No
me faltan las palabras, aunque en ocasiones tenga que rebuscar en el fondo del
baúl. Pero es cierto que algunas veces las palabras parecieran esconderse y
cuesta hallar aquellas precisas para expresar lo que aprieta en algún lugar del
pecho, oprimiendo como si faltara el aire y empujando para salir.
Es
una lucha desigual, porque sabes que incluso a tientas acabarás por encontrar
la palabra deseada. Pero como en todo combate hay un antagonista, real o
imaginario que te obliga a dar lo mejor o lo peor de ti mismo, tal vez parte de
los dos, y ni siquiera eso te conduce a la victoria.
Cuando
das lo mejor, pese a haber caído, mantienes la dignidad y la capacidad de
volver a ponerte en pie.
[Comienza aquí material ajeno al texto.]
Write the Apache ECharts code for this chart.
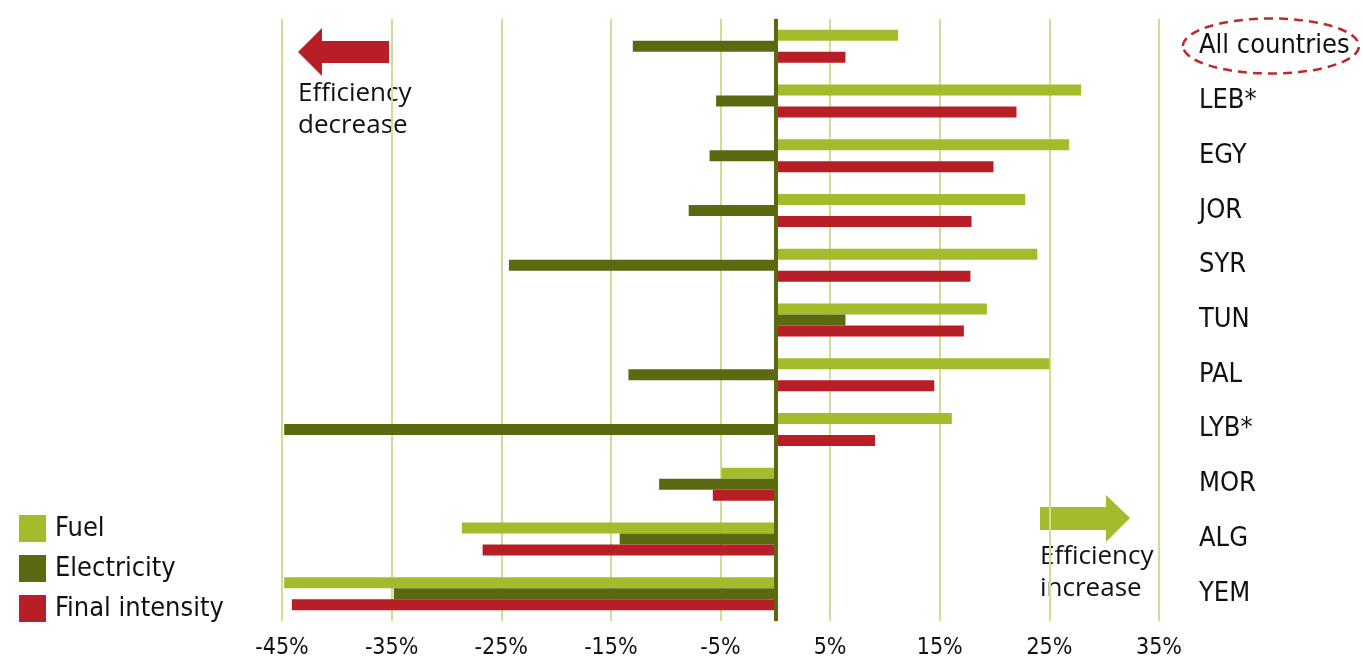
<!DOCTYPE html>
<html>
<head>
<meta charset="utf-8">
<script src="https://cdn.jsdelivr.net/npm/echarts@6/dist/echarts.min.js"></script>
<style>
  html, body { margin: 0; padding: 0; background: #ffffff; }
  #chart { width: 1363px; height: 660px; }
</style>
</head>
<body>
<div id="chart"></div>
<script>
// Change in energy efficiency by country (%), split by energy type
const countries = ['All countries', 'LEB*', 'EGY', 'JOR', 'SYR', 'TUN', 'PAL', 'LYB*', 'MOR', 'ALG', 'YEM'];
const fuel        = [11.2, 27.9, 26.8, 22.8, 23.9, 19.3, 25.0, 16.1, -4.9, -28.6, -44.8];
const electricity = [-13.0, -5.4, -6.0, -7.9, -24.3, 6.4, -13.4, -44.8, -10.6, -14.2, -34.8];
const finalIntensity = [6.4, 22.0, 19.9, 17.9, 17.8, 17.2, 14.5, 9.1, -5.7, -26.7, -44.1];

const axisMin = -45, axisMax = 35, axisStep = 10;

const C_FUEL = '#a4bb2b';
const C_ELEC = '#5b6a10';
const C_FINAL = '#b71e25';
const TEXT = '#111111';
const FONT = '"DejaVu Sans Condensed", "DejaVu Sans", sans-serif';
const NOTE_FONT = '"Open Sans", "Noto Sans", sans-serif';

const chart = echarts.init(document.getElementById('chart'));

const barSeries = (name, data, color) => ({
  name, type: 'bar', data,
  barWidth: 11, barGap: '0%',
  itemStyle: { color },
  emphasis: { disabled: true },
  animation: false
});

const option = {
  animation: false,
  grid: { left: 282, right: 204, top: 19, bottom: 39, containLabel: false },
  legend: {
    orient: 'vertical', left: 19, top: 515, padding: 0,
    itemWidth: 27, itemHeight: 27, itemGap: 13,
    icon: 'rect',
    textStyle: { fontFamily: FONT, fontSize: 27, color: TEXT, padding: [0, 0, 0, 4] },
    data: ['Fuel', 'Electricity', 'Final intensity']
  },
  xAxis: {
    type: 'value', min: axisMin, max: axisMax, interval: axisStep,
    axisLine: { show: false }, axisTick: { show: false },
    splitLine: { show: true, lineStyle: { color: '#cfdd96', width: 2 } },
    axisLabel: { formatter: '{value}%', fontFamily: FONT, fontSize: 23, color: TEXT, margin: 16 }
  },
  yAxis: {
    type: 'category', data: countries, inverse: true, position: 'right',
    axisLine: { show: false }, axisTick: { show: false }, splitLine: { show: false },
    axisLabel: { align: 'left', margin: 40, fontFamily: FONT, fontSize: 27, color: TEXT, padding: [4, 0, 0, 0] }
  },
  series: [
    barSeries('Fuel', fuel, C_FUEL),
    barSeries('Electricity', electricity, C_ELEC),
    Object.assign(barSeries('Final intensity', finalIntensity, C_FINAL), {
      markLine: {
        silent: true, symbol: ['none', 'none'], label: { show: false },
        lineStyle: { color: C_ELEC, width: 4, type: 'solid' },
        data: [{ xAxis: 0 }]
      }
    })
  ],
  graphic: [
    // left arrow: efficiency decrease
    { type: 'polygon', shape: { points: [[298, 52], [322, 28], [322, 41], [389, 41], [389, 63], [322, 63], [322, 76]] },
      style: { fill: C_FINAL } },
    { type: 'text', x: 298, y: 94, style: { text: 'Efficiency', font: '26px ' + NOTE_FONT, fill: TEXT, textVerticalAlign: 'middle' } },
    { type: 'text', x: 298, y: 126, style: { text: 'decrease', font: '26px ' + NOTE_FONT, fill: TEXT, textVerticalAlign: 'middle' } },
    // right arrow: efficiency increase
    { type: 'polygon', shape: { points: [[1040, 507], [1106, 507], [1106, 495], [1130, 518], [1106, 542], [1106, 530], [1040, 530]] },
      style: { fill: C_FUEL } },
    { type: 'text', x: 1040, y: 557, style: { text: 'Efficiency', font: '26px ' + NOTE_FONT, fill: TEXT, textVerticalAlign: 'middle' } },
    { type: 'text', x: 1040, y: 589, style: { text: 'increase', font: '26px ' + NOTE_FONT, fill: TEXT, textVerticalAlign: 'middle' } },
    // dashed ring around the aggregate row label
    { type: 'ellipse', shape: { cx: 1271, cy: 46, rx: 88, ry: 27.5 },
      style: { fill: 'none', stroke: '#c0282d', lineWidth: 2.5, lineDash: [9, 6] } }
  ]
};

chart.setOption(option);
</script>
</body>
</html>
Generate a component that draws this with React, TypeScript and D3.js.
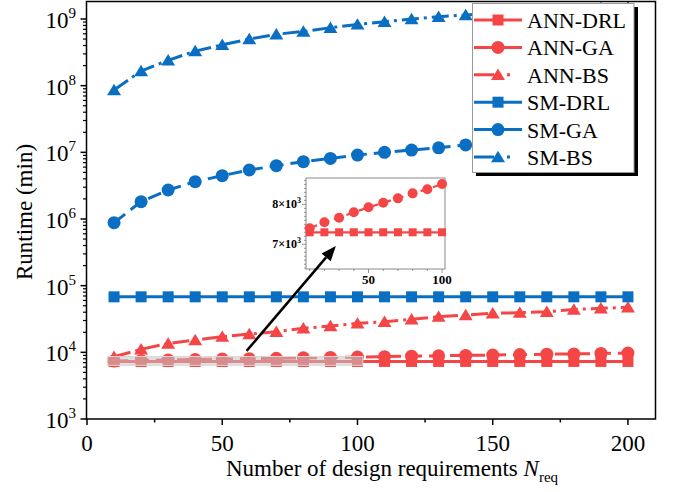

Ese es el combate en el que descubres que el verdadero
rival al que te enfrentas eres tú mismo. Que no hay mayor antagonista que tú.
Llegar,
estar y marcharte. A eso se reduce la vida. Lo fundamental es saber estar y lo
deseable, poder elegir cómo marcharte. Hay quien no aprende a estar, pero se
marcha por la puerta grande. Y hay quien no sabe estar y mucho menos marcharse.
Y claro, están los que se marchan pero no se acaban de ir nunca, porque los
retenemos junto a nosotros prendidos por hilos invisibles.
Su
recuerdo nos humedece los ojos, nos produce congoja y aunque también nos
arranca una sonrisa ayuda a que las palabras se oculten y nos empuja a ese
combate desigual sin vencedores ni vencidos. Son aquellos que nos hacen pensar
que estamos en un loco mundo y que la vida, la vida que mala es.
Y
una vez más, tras caer y volver a ponernos en pie, descubrimos que de nuevo
estábamos equivocados. No es tan mala la vida, porque siempre llega el sol.